Input records —
══════

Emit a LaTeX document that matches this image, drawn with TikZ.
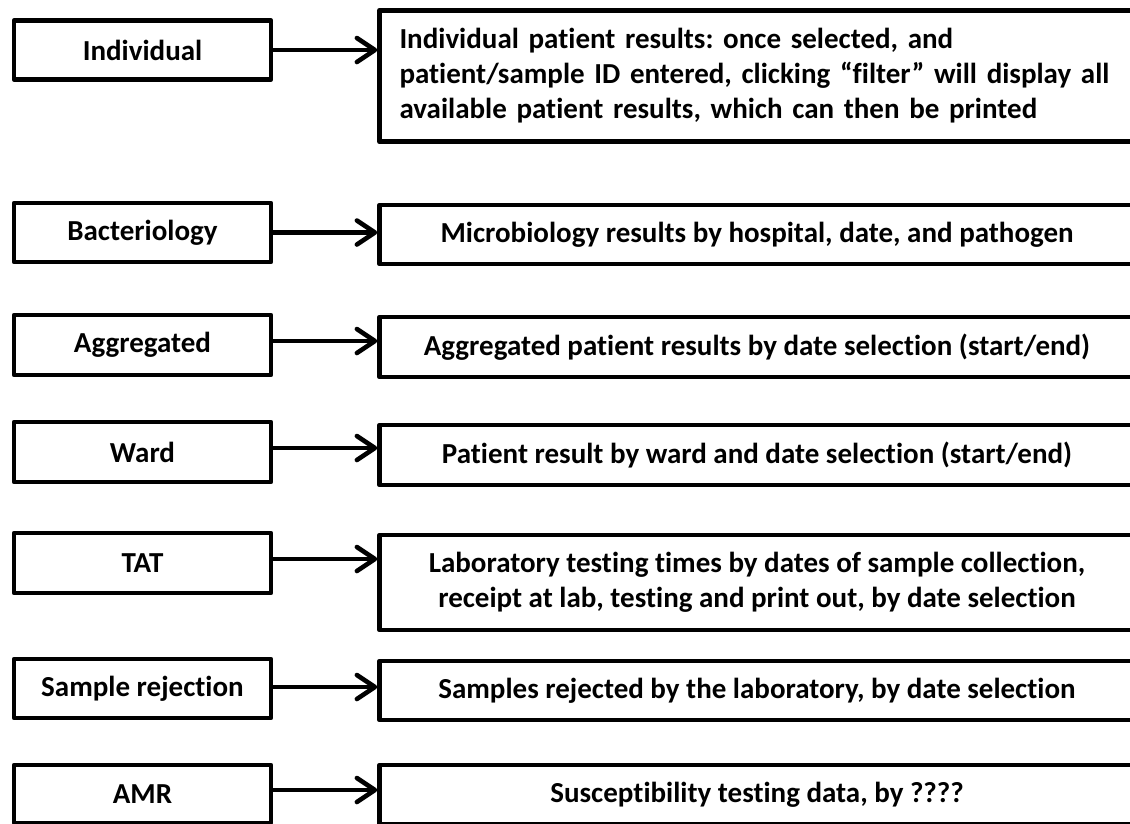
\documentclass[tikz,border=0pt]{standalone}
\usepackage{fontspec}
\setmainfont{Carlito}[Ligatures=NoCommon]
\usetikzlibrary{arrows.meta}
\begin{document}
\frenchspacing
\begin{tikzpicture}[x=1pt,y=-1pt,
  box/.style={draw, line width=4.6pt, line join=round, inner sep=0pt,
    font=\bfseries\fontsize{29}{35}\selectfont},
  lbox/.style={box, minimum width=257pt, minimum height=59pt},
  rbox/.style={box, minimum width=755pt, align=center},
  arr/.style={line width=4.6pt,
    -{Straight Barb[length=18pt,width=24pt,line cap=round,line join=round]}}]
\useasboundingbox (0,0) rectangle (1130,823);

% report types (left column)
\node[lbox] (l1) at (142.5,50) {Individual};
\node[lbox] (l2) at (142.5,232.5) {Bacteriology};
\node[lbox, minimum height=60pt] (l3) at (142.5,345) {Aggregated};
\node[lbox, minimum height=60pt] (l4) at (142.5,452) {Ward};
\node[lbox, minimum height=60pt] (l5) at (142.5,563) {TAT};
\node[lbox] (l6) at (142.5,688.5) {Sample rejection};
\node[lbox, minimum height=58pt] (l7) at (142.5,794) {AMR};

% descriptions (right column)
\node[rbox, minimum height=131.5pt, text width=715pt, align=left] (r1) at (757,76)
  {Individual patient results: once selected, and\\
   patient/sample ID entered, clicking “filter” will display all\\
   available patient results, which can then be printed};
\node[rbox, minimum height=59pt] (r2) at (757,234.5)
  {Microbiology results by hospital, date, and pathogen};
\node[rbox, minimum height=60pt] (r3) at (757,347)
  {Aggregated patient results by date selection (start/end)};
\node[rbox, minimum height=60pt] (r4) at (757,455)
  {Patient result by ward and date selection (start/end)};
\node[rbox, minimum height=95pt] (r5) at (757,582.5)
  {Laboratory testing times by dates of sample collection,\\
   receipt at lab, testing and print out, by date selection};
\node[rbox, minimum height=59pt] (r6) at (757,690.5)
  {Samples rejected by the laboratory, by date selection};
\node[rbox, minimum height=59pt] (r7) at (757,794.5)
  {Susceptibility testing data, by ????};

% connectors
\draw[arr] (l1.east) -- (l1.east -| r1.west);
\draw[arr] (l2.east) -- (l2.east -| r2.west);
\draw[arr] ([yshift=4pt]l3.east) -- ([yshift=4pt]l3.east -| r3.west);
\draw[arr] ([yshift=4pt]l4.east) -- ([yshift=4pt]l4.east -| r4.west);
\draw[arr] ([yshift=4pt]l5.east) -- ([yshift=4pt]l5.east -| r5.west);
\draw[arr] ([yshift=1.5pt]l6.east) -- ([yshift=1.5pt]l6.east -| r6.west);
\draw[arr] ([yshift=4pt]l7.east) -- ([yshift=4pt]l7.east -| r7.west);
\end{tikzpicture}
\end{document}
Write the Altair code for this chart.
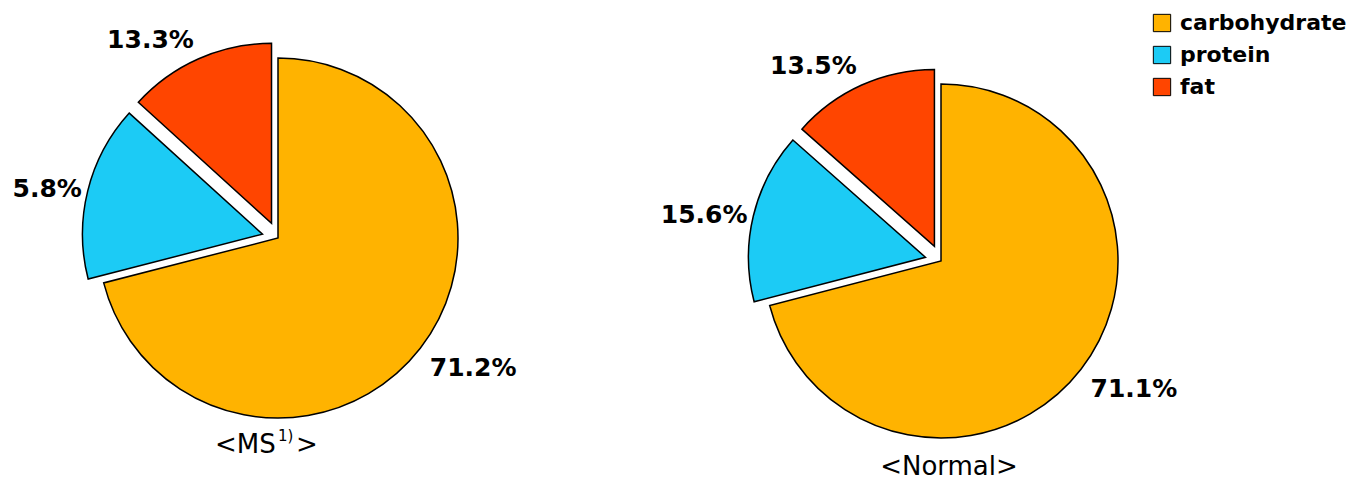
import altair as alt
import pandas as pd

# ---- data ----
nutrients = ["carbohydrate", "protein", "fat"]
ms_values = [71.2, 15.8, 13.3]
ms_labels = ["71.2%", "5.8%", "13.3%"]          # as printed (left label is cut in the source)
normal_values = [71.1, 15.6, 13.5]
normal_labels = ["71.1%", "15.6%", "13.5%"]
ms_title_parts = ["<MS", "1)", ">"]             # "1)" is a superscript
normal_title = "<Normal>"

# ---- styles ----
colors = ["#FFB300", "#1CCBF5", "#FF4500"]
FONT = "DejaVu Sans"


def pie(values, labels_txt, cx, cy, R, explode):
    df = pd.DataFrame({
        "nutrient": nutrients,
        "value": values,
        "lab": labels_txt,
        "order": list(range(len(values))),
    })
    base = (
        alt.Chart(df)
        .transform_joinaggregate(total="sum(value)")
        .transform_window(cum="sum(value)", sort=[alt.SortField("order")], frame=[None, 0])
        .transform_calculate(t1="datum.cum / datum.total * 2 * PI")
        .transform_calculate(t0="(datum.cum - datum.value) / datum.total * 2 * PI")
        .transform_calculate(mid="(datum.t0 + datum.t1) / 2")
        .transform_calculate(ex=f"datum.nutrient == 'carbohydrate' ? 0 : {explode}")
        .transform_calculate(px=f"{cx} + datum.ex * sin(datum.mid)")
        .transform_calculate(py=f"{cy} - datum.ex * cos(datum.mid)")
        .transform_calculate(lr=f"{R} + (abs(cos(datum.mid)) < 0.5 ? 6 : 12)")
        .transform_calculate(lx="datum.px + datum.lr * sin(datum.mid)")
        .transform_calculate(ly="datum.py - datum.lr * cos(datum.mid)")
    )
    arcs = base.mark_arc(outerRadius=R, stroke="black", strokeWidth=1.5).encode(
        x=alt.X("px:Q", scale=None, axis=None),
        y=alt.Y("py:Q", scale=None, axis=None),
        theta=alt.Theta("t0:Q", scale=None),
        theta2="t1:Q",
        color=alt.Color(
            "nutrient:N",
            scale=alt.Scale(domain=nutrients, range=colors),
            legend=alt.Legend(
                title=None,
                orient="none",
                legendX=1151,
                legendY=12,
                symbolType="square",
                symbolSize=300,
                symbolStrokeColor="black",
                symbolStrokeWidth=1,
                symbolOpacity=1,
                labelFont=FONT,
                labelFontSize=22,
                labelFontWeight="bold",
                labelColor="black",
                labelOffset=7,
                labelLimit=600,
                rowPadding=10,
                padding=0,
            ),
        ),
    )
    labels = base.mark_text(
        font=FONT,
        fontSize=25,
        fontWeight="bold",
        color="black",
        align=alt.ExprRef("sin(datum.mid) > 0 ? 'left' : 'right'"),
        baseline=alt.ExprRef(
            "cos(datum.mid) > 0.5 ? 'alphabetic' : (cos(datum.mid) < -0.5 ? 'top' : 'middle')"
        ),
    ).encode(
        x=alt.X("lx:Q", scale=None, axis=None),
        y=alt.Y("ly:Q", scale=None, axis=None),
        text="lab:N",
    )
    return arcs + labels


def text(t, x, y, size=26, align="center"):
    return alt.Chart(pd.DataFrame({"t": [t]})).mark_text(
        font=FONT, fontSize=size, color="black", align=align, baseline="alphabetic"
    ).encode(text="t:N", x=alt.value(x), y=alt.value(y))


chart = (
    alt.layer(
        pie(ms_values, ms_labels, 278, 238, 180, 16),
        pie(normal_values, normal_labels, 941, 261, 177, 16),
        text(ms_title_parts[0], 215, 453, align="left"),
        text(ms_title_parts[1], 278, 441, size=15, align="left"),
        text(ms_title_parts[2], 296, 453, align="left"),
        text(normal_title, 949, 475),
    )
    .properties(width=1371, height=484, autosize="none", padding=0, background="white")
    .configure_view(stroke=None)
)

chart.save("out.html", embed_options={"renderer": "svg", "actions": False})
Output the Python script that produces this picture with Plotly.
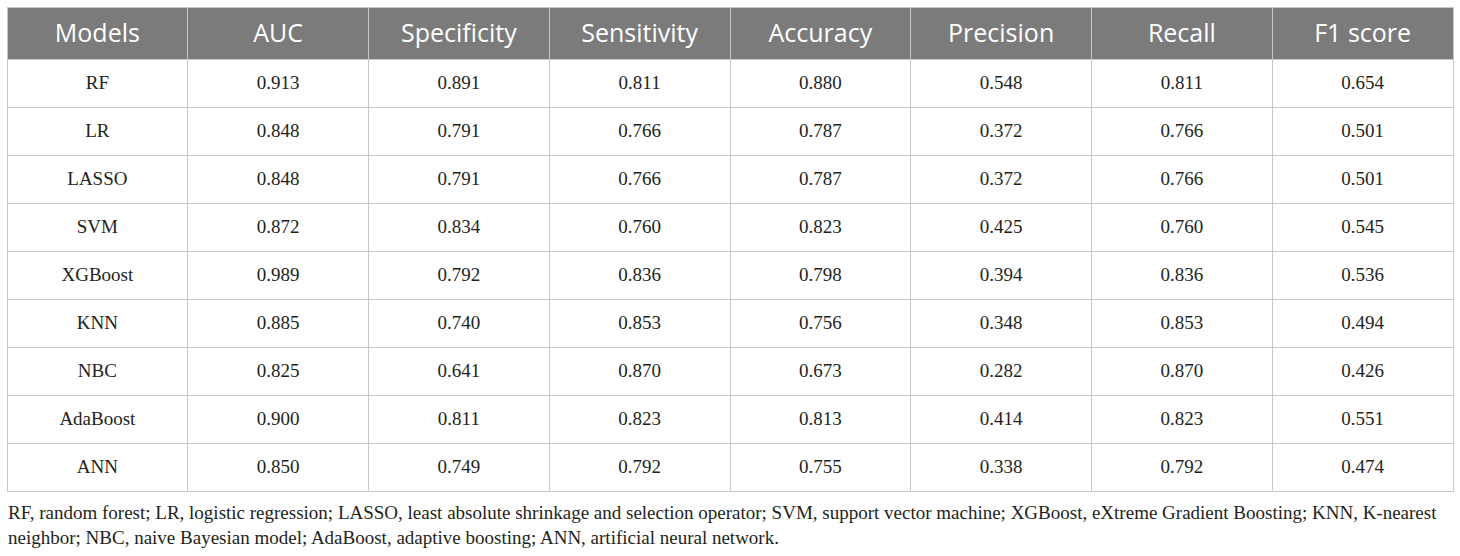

══════

Exercise objective —
Your task is to return the entries above exactly, with no pictures.

Solved problem —
Emit a LaTeX document that matches this image, drawn with TikZ.
\documentclass[tikz,border=0pt]{standalone}
\usepackage{fontspec}
\setmainfont{Carlito}[Ligatures=NoCommon]
\usetikzlibrary{arrows.meta}
\begin{document}
\frenchspacing
\begin{tikzpicture}[x=1pt,y=-1pt,
  box/.style={draw, line width=4.6pt, line join=round, inner sep=0pt,
    font=\bfseries\fontsize{29}{35}\selectfont},
  lbox/.style={box, minimum width=257pt, minimum height=59pt},
  rbox/.style={box, minimum width=755pt, align=center},
  arr/.style={line width=4.6pt,
    -{Straight Barb[length=18pt,width=24pt,line cap=round,line join=round]}}]
\useasboundingbox (0,0) rectangle (1130,823);

% report types (left column)
\node[lbox] (l1) at (142.5,50) {Individual};
\node[lbox] (l2) at (142.5,232.5) {Bacteriology};
\node[lbox, minimum height=60pt] (l3) at (142.5,345) {Aggregated};
\node[lbox, minimum height=60pt] (l4) at (142.5,452) {Ward};
\node[lbox, minimum height=60pt] (l5) at (142.5,563) {TAT};
\node[lbox] (l6) at (142.5,688.5) {Sample rejection};
\node[lbox, minimum height=58pt] (l7) at (142.5,794) {AMR};

% descriptions (right column)
\node[rbox, minimum height=131.5pt, text width=715pt, align=left] (r1) at (757,76)
  {Individual patient results: once selected, and\\
   patient/sample ID entered, clicking “filter” will display all\\
   available patient results, which can then be printed};
\node[rbox, minimum height=59pt] (r2) at (757,234.5)
  {Microbiology results by hospital, date, and pathogen};
\node[rbox, minimum height=60pt] (r3) at (757,347)
  {Aggregated patient results by date selection (start/end)};
\node[rbox, minimum height=60pt] (r4) at (757,455)
  {Patient result by ward and date selection (start/end)};
\node[rbox, minimum height=95pt] (r5) at (757,582.5)
  {Laboratory testing times by dates of sample collection,\\
   receipt at lab, testing and print out, by date selection};
\node[rbox, minimum height=59pt] (r6) at (757,690.5)
  {Samples rejected by the laboratory, by date selection};
\node[rbox, minimum height=59pt] (r7) at (757,794.5)
  {Susceptibility testing data, by ????};

% connectors
\draw[arr] (l1.east) -- (l1.east -| r1.west);
\draw[arr] (l2.east) -- (l2.east -| r2.west);
\draw[arr] ([yshift=4pt]l3.east) -- ([yshift=4pt]l3.east -| r3.west);
\draw[arr] ([yshift=4pt]l4.east) -- ([yshift=4pt]l4.east -| r4.west);
\draw[arr] ([yshift=4pt]l5.east) -- ([yshift=4pt]l5.east -| r5.west);
\draw[arr] ([yshift=1.5pt]l6.east) -- ([yshift=1.5pt]l6.east -| r6.west);
\draw[arr] ([yshift=4pt]l7.east) -- ([yshift=4pt]l7.east -| r7.west);
\end{tikzpicture}
\end{document}
Write the Altair code for this chart.
import altair as alt
import pandas as pd

# ---- data ----
nutrients = ["carbohydrate", "protein", "fat"]
ms_values = [71.2, 15.8, 13.3]
ms_labels = ["71.2%", "5.8%", "13.3%"]          # as printed (left label is cut in the source)
normal_values = [71.1, 15.6, 13.5]
normal_labels = ["71.1%", "15.6%", "13.5%"]
ms_title_parts = ["<MS", "1)", ">"]             # "1)" is a superscript
normal_title = "<Normal>"

# ---- styles ----
colors = ["#FFB300", "#1CCBF5", "#FF4500"]
FONT = "DejaVu Sans"


def pie(values, labels_txt, cx, cy, R, explode):
    df = pd.DataFrame({
        "nutrient": nutrients,
        "value": values,
        "lab": labels_txt,
        "order": list(range(len(values))),
    })
    base = (
        alt.Chart(df)
        .transform_joinaggregate(total="sum(value)")
        .transform_window(cum="sum(value)", sort=[alt.SortField("order")], frame=[None, 0])
        .transform_calculate(t1="datum.cum / datum.total * 2 * PI")
        .transform_calculate(t0="(datum.cum - datum.value) / datum.total * 2 * PI")
        .transform_calculate(mid="(datum.t0 + datum.t1) / 2")
        .transform_calculate(ex=f"datum.nutrient == 'carbohydrate' ? 0 : {explode}")
        .transform_calculate(px=f"{cx} + datum.ex * sin(datum.mid)")
        .transform_calculate(py=f"{cy} - datum.ex * cos(datum.mid)")
        .transform_calculate(lr=f"{R} + (abs(cos(datum.mid)) < 0.5 ? 6 : 12)")
        .transform_calculate(lx="datum.px + datum.lr * sin(datum.mid)")
        .transform_calculate(ly="datum.py - datum.lr * cos(datum.mid)")
    )
    arcs = base.mark_arc(outerRadius=R, stroke="black", strokeWidth=1.5).encode(
        x=alt.X("px:Q", scale=None, axis=None),
        y=alt.Y("py:Q", scale=None, axis=None),
        theta=alt.Theta("t0:Q", scale=None),
        theta2="t1:Q",
        color=alt.Color(
            "nutrient:N",
            scale=alt.Scale(domain=nutrients, range=colors),
            legend=alt.Legend(
                title=None,
                orient="none",
                legendX=1151,
                legendY=12,
                symbolType="square",
                symbolSize=300,
                symbolStrokeColor="black",
                symbolStrokeWidth=1,
                symbolOpacity=1,
                labelFont=FONT,
                labelFontSize=22,
                labelFontWeight="bold",
                labelColor="black",
                labelOffset=7,
                labelLimit=600,
                rowPadding=10,
                padding=0,
            ),
        ),
    )
    labels = base.mark_text(
        font=FONT,
        fontSize=25,
        fontWeight="bold",
        color="black",
        align=alt.ExprRef("sin(datum.mid) > 0 ? 'left' : 'right'"),
        baseline=alt.ExprRef(
            "cos(datum.mid) > 0.5 ? 'alphabetic' : (cos(datum.mid) < -0.5 ? 'top' : 'middle')"
        ),
    ).encode(
        x=alt.X("lx:Q", scale=None, axis=None),
        y=alt.Y("ly:Q", scale=None, axis=None),
        text="lab:N",
    )
    return arcs + labels


def text(t, x, y, size=26, align="center"):
    return alt.Chart(pd.DataFrame({"t": [t]})).mark_text(
        font=FONT, fontSize=size, color="black", align=align, baseline="alphabetic"
    ).encode(text="t:N", x=alt.value(x), y=alt.value(y))


chart = (
    alt.layer(
        pie(ms_values, ms_labels, 278, 238, 180, 16),
        pie(normal_values, normal_labels, 941, 261, 177, 16),
        text(ms_title_parts[0], 215, 453, align="left"),
        text(ms_title_parts[1], 278, 441, size=15, align="left"),
        text(ms_title_parts[2], 296, 453, align="left"),
        text(normal_title, 949, 475),
    )
    .properties(width=1371, height=484, autosize="none", padding=0, background="white")
    .configure_view(stroke=None)
)

chart.save("out.html", embed_options={"renderer": "svg", "actions": False})
Output the Python script that produces this picture with Plotly.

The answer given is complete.